NYC principal: The listening selection for
grade 3 has MANY questions (multiple choice, short response, extended response)
that follow this incredibly thin selection and aren't necessarily answered in
the selection.
4th grade test:
From a
literacy specialist [in a district outside NYC]: I proctored the fourth grade test today. I
thought that the test was terrible and not a true measure, in my opinion, of
reading comprehension. First, some of the early passages in the test were
very long (more than two pages) and meandering, making it difficult for 8/9
year-old readers to clearly discern the principal problem among several - or
the problem the test-maker thought was the principal problem. These long
passages put an undue burden on young reader's stamina during the early part of
the test. Even though I am an adult who reads a lot (I am currently finishing
my doctoral dissertation), I found
getting through the long passages and questions mentally tiring. This was in
part due to the fact that the questions were convoluted and designed to
"catch" students in test traps.
In addition, some of the test's print features were
inconsistent (i.e., same exact phrases were bolded in some question and not
others). The word choice both in the question stem and in the answer choices
was meant to obscure meaning, choosing at times arcane vocabulary to refer to
text information in the correct choices. I have been a teacher for 19
years and a literacy specialist for 13, and I can say with some degree of
confidence that this test was unfair and not a good instrument to measure
students’ ability to read proficiently and use complex text to think critically
and learn about the world. I feel sad for my wonderful and hard working
students who sat for 90 minutes running through an unfair reading rat maze for
political antics and for the benefit of corporate profiteers. I am afraid for
the profession I love and for the future of public education.
From
a principal, outside NYC: This morning I had a fourth grader who told me that
yesterday’s test was “hard.” She then went on to explain that the stories
were fine and the questions were easy, but that the answers didn’t match the
questions. Sometimes all the answers seemed right, other times all the
answers seemed wrong, and sometimes the answers were just confusing.
5th grade test:
NYC principal: As angry as I was before, seeing the tests today (which
we are not allowed to quote in any way) has sent me over the edge! I
haven't even read all of them yet but the fifth grade test is
unbelievable. There were easy reading selections and lots of trick
questions--more than I have ever seen before--that are absolutely no indication
of any kind of 5th grade level reading comprehension. My APs and I can't
even figure out what answer they are looking for in some questions! I
think we absolutely need to fight that these tests be made public. People
will be shocked to see them.
NYC
teacher [at another school]: I completely agree with that principal.
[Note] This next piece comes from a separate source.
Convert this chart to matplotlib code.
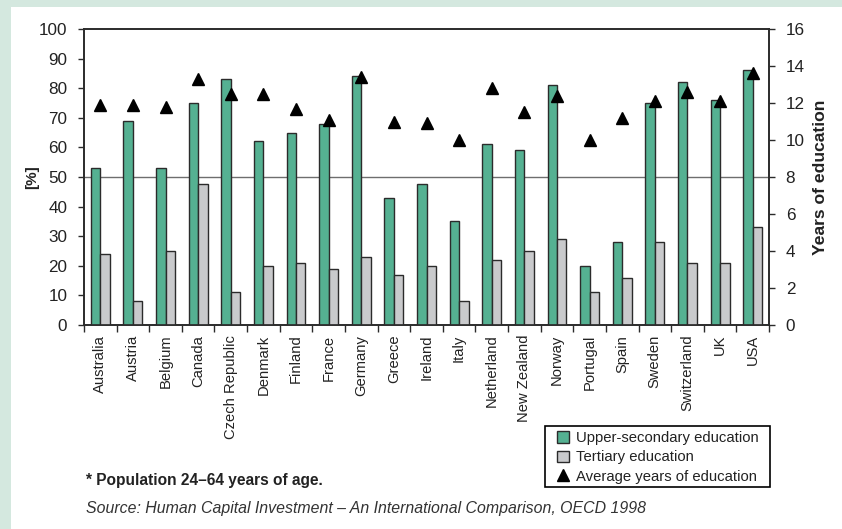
import matplotlib
matplotlib.use("Agg")
import matplotlib.pyplot as plt
import numpy as np
from matplotlib.patches import Rectangle
from matplotlib.lines import Line2D

plt.rcParams['font.family'] = ['Liberation Sans', 'DejaVu Sans']

countries = ["Australia", "Austria", "Belgium", "Canada", "Czech Republic", "Denmark",
             "Finland", "France", "Germany", "Greece", "Ireland", "Italy", "Netherland",
             "New Zealand", "Norway", "Portugal", "Spain", "Sweden", "Switzerland", "UK", "USA"]
upper_secondary = [53, 69, 53, 75, 83, 62, 65, 68, 84, 43, 47.5, 35, 61, 59, 81, 20, 28, 75, 82, 76, 86]
tertiary = [24, 8, 25, 47.5, 11, 20, 21, 19, 23, 17, 20, 8, 22, 25, 29, 11, 16, 28, 21, 21, 33]
avg_years = [11.9, 11.9, 11.8, 13.3, 12.5, 12.5, 11.7, 11.1, 13.4, 11.0, 10.9, 10.0, 12.8,
             11.5, 12.4, 10.0, 11.2, 12.1, 12.6, 12.1, 13.6]

GREEN = "#55b192"
GRAY = "#c9cacc"
EDGE = "#2b2b2b"
TXT = "#222222"
W, H = 842, 529

fig = plt.figure(figsize=(W / 100, H / 100), dpi=100)
fig.patch.set_facecolor("white")
# mint frame strips on the left and top
fig.add_artist(Rectangle((0, 0), 11 / W, 1, transform=fig.transFigure,
                         facecolor="#d4e8df", edgecolor="none", zorder=-5))
fig.add_artist(Rectangle((0, 1 - 7 / H), 1, 7 / H, transform=fig.transFigure,
                         facecolor="#d4e8df", edgecolor="none", zorder=-5))

ax = fig.add_axes([84 / W, 1 - 325 / H, (769 - 84) / W, (325 - 29) / H])
ax2 = ax.twinx()

n = len(countries)
x = np.arange(n)
w = 0.29
ax.bar(x - w / 2, upper_secondary, width=w, color=GREEN, edgecolor=EDGE, linewidth=1.0, zorder=3)
ax.bar(x + w / 2, tertiary, width=w, color=GRAY, edgecolor=EDGE, linewidth=1.0, zorder=3)
ax.axhline(50, color="#6e6e6e", linewidth=1.0, zorder=2)

ax2.plot(x, avg_years, linestyle="none", marker="^", markersize=8, color="black", zorder=5)

ax.set_xlim(-0.5, n - 0.5)
ax.set_ylim(0, 100)
ax2.set_ylim(0, 16)
ax.set_yticks(np.arange(0, 101, 10))
ax2.set_yticks(np.arange(0, 17, 2))

ax.set_xticks(x)
ax.set_xticklabels(countries, rotation=90, fontsize=10.6, color=TXT)
ax.set_xticks(np.arange(-0.5, n, 1), minor=True)
ax.tick_params(axis="x", which="major", length=0, pad=7)
ax.tick_params(axis="x", which="minor", length=5, width=1, color=EDGE, direction="out")
ax.tick_params(axis="y", length=4, width=1, color=EDGE, labelsize=12.3, labelcolor=TXT, pad=8)
ax2.tick_params(axis="y", length=4, width=1, color=EDGE, labelsize=12.3, labelcolor=TXT, pad=8)

for a in (ax, ax2):
    for s in a.spines.values():
        s.set_color(EDGE)
        s.set_linewidth(1.2)

ax.set_ylabel("[%]", fontsize=11, fontweight="bold", color=TXT, labelpad=0)
ax2.set_ylabel("Years of education", fontsize=12.6, fontweight="bold", color=TXT, labelpad=6)

# legend entries, with a hand-placed frame around them
handles = [
    Rectangle((0, 0), 1, 1, facecolor=GREEN, edgecolor=EDGE, linewidth=1.0),
    Rectangle((0, 0), 1, 1, facecolor=GRAY, edgecolor=EDGE, linewidth=1.0),
    Line2D([], [], linestyle="none", marker="^", markersize=8.5, color="black"),
]
labels = ["Upper-secondary education", "Tertiary education", "Average years of education"]
leg = fig.legend(handles, labels, loc="upper left",
                 bbox_to_anchor=(557 / W, 1 - 431 / H),
                 frameon=False, fontsize=10.7, handlelength=0.8,
                 handleheight=0.8, handletextpad=0.5, labelspacing=0.36,
                 borderpad=0, borderaxespad=0)
for t in leg.get_texts():
    t.set_color(TXT)
fig.add_artist(Rectangle((545 / W, 1 - 487 / H), (770 - 545) / W, (487 - 426) / H,
                         transform=fig.transFigure, facecolor="white",
                         edgecolor="black", linewidth=1.2, zorder=1))

fig.text(86 / W, 1 - 481 / H, "* Population 24\u201364 years of age.", fontsize=11.2,
         fontweight="bold", color=TXT, va="center", ha="left")
fig.text(86 / W, 1 - 508 / H,
         "Source: Human Capital Investment \u2013 An International Comparison, OECD 1998",
         fontsize=11.4, style="italic", color="#333333", va="center", ha="left")

fig.savefig("out.png", dpi=100)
Passages were dense, though reasonable. What was irritating was how many
questions were trick questions, and don't really test comprehension, they test
your ability to answer tricky questions. There were definitely questions
in which my kids were just making silly mistakes all on their own. But
there were also plenty of questions in which the wording was meant to lead you
astray, or there were 3 perfectly viable answers for which you had to use
really developed reasoning to distinguish which was best, and honestly, I don't
think a 9 year-old should be told they aren't worthy of passing fourth grade
just because their reasoning hasn't reached an adult's level of analysis, or
because they took a different perspective on a question than a test monger.
6th-8th grade tests:
NYS middle school principal [outside NYC]: As I reviewed the exams for the sixth
through eighth grade yesterday, I was appalled. I felt that sixth grade was the
most difficult of the three exams, followed by eighth and with the fairest exam
being the seventh grade. There were so many questions that contained answer
choices that the ELA teachers said they could not decide which answer would be
'best' (By the way - weren't they getting rid of using that in the question
stem?). I felt terrible for my children, especially for my English Language Learners
and my special education students. They were extremely frustrated by the
ambiguity of the answer choices and the questions that required them to
synthesize several different pieces of information to come up with one answer
that was mysteriously lurking among the four choices.
I had one student in an ESL class, who I was told was bright and could do well
(whatever that means since the cut off scores are manipulated each year), tell
me he was finished at 8:30 AM - the test started at 7:50 AM. As we strongly
encouraged that he go back into the test to check his answers - his eyes began
to well with tears. He was frustrated and gives up easily to not deal with the
frustration. My heart broke. I can't imagine his willingness to now sit for
another two days with each day bringing him more and more frustration. That's
like me sitting for an IB language assessment. I'm motivated to learn the
language, but I know I'm not proficient, I know I'm going to fail and I have to
sit for it any way. Why should I try?